I can’t avoid the freight train that is Databricks, but there are things I (and everyone else) can do to play nicely while keeping our programming dignity intact.
Get Everything Running Locally
I didn’t refuse to learn MATLAB just to get vendor-locked on my compute resources. I learned Python so I could build whatever I wanted and run it wherever I wanted. Databricks will fall, and we’ll all be scrambling to run our code on the next great thing. At the very least, running it locally allows programmers to use their testing and debugging tools to write better, faster code.
Pin Down Your Queries and Stop Messing With Them
If we’re going to have to run a huge number of cores to query a huge amount of data, figure out the queries and only run them if you absolutely have to. Even waiting for the clusters to initiate can waste minutes of my day. Minutes I could have spent, I don’t know, staring at the wall in despair. But because I want to.
Speaking of not waiting for queries….
Get Sample Data Locally
Keep the data from the queries and use it to build the rest of the code. This isn’t rocket science. Rocket science doesn’t have to be that painful. Sure, update the stored data occasionally to make sure it still works, but running massive queries every time to test out code is ugly. In fact, you could have multiple versions of the small data sample to test against. Which brings me to my last point.
Test Locally and Test Often
Automated tests.
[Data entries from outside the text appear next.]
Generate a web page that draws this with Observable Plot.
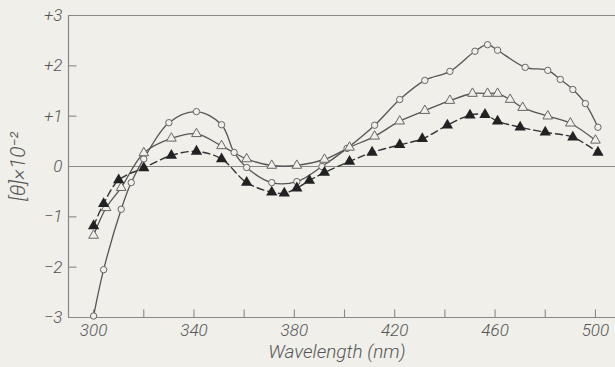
<!DOCTYPE html>
<html><head><meta charset="utf-8">
<script src="https://cdn.jsdelivr.net/npm/d3@7"></script>
<script src="https://cdn.jsdelivr.net/npm/@observablehq/plot@0.6"></script>
<style>html,body{margin:0;padding:0;background:#f0efea;}</style>
</head><body><div id="chart"></div>
<script>
// Series 1: open circles, solid line
const circWl  = [300,304,311,315,320,330,341,351,356,361,371,381,391,401,412,422,432,442,452,457,461,472,481,486,491,496,501];
const circVal = [-2.97,-2.05,-0.85,-0.32,0.15,0.87,1.09,0.83,0.28,-0.02,-0.32,-0.30,0.0,0.36,0.82,1.33,1.71,1.89,2.29,2.42,2.31,1.97,1.91,1.73,1.53,1.25,0.78];
// Series 2: open triangles, solid line
const oTriWl  = [300,305,311,320,331,341,351,361,371,381,392,402,412,422,432,442,451,457,461,466,471,481,490,500];
const oTriVal = [-1.37,-0.82,-0.42,0.27,0.56,0.65,0.41,0.15,0.02,0.02,0.14,0.38,0.60,0.90,1.11,1.31,1.45,1.45,1.45,1.33,1.17,1.00,0.86,0.52];
// Series 3: filled triangles, dashed line
const fTriWl  = [300,304,310,320,331,341,351,361,371,376,381,386,392,402,411,422,431,441,450,456,461,470,480,491,501];
const fTriVal = [-1.18,-0.74,-0.27,-0.03,0.22,0.30,0.15,-0.32,-0.51,-0.53,-0.43,-0.28,-0.12,0.10,0.28,0.43,0.55,0.82,1.02,1.03,0.90,0.78,0.68,0.58,0.28];

const xTicks = [300,320,340,360,380,400,420,440,460,480,500];
const xLabels = [300,340,380,420,460,500];
const yTicks = [-2,-1,1,2];
const yLabelVals = [-3,-2,-1,0,1,2,3];
const yLabelText = ["\u22123","\u22122","\u22121","0","+1","+2","+3"];
const xTitle = "Wavelength (nm)";
const yTitle = "[\u03b8]\u00d710\u207b\u00b2";

const circ = circWl.map((w,i)=>({w, v: circVal[i]}));
const oTri = oTriWl.map((w,i)=>({w, v: oTriVal[i]}));
const fTri = fTriWl.map((w,i)=>({w, v: fTriVal[i]}));

const BG = "#f0efea";
const FONT = "Roboto, 'DejaVu Sans', sans-serif";
const tickUp = {draw(ctx){ctx.moveTo(0,0); ctx.lineTo(0,-8);}};
const tickRight = {draw(ctx){ctx.moveTo(0,0); ctx.lineTo(8,0);}};

const chart = Plot.plot({
  width: 615, height: 367,
  marginLeft: 68, marginRight: 0, marginTop: 15, marginBottom: 50,
  style: {background: BG, color: "#555", fontFamily: FONT, fontWeight: 300},
  x: {domain: [290, 508]},
  y: {domain: [-3, 3]},
  marks: [
    Plot.ruleY([3, 0, -3], {stroke: "#888", strokeWidth: 1.2}),
    Plot.ruleX([290], {stroke: "#888", strokeWidth: 1.2}),
    Plot.dot(xTicks, {x: d=>d, y: ()=>-3, symbol: tickUp, fill: "none", stroke: "#888", strokeWidth: 1.1}),
    Plot.dot(yTicks, {x: ()=>290, y: d=>d, symbol: tickRight, fill: "none", stroke: "#888", strokeWidth: 1.1}),
    Plot.axisX({ticks: xLabels, tickSize: 0, tickPadding: 6, fontSize: 17, fontStyle: "italic", label: null}),
    Plot.axisY({ticks: yLabelVals, tickSize: 0, tickPadding: 6, fontSize: 17, fontStyle: "italic", label: null,
      tickFormat: d => yLabelText[yLabelVals.indexOf(d)]}),
    Plot.text([xTitle], {frameAnchor: "bottom", x: ()=>397, dy: 40, fontSize: 19, fontStyle: "italic", fill: "#555"}),
    Plot.text([yTitle], {frameAnchor: "left", dx: -50, rotate: -90, textAnchor: "middle", fontSize: 21, fontStyle: "italic", fill: "#555"}),
    Plot.line(circ, {x: "w", y: "v", curve: "catmull-rom", stroke: "#555", strokeWidth: 1.3}),
    Plot.line(oTri, {x: "w", y: "v", curve: "catmull-rom", stroke: "#555", strokeWidth: 1.3}),
    Plot.line(fTri, {x: "w", y: "v", curve: "catmull-rom", stroke: "#333", strokeWidth: 1.4, strokeDasharray: "7,4"}),
    Plot.dot(circ, {x: "w", y: "v", r: 3.2, fill: BG, stroke: "#666", strokeWidth: 1}),
    Plot.dot(oTri, {x: "w", y: "v", r: 3.6, symbol: "triangle", fill: BG, stroke: "#666", strokeWidth: 1}),
    Plot.dot(fTri, {x: "w", y: "v", r: 4.2, symbol: "triangle", fill: "#222", stroke: "none"})
  ]
});
document.getElementById("chart").appendChild(chart);
</script>
</body></html>
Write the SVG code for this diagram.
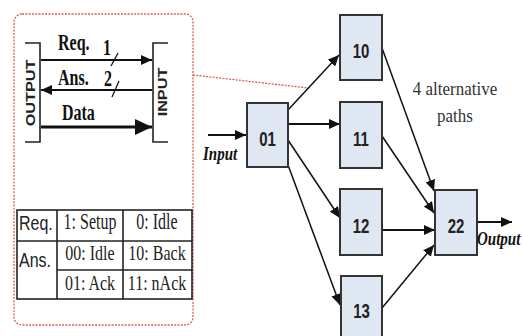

This is like the holy grail of programming, and I’ve seen teams implement this with wildly varying degrees of success. If I have to explain why you need to make automated tests, I don’t know, read one of the many books written on this. Maybe I’ll make another post about testing code.
Down with Databricks…?
No, Databricks is fine, but as programmers, we should strive to program well and maintain good practices. Just because something is easy doesn’t mean it is the best way to do things. Databricks makes bad practices a click away.
And no, this doesn’t mean my code or practices are perfect. Very far from it.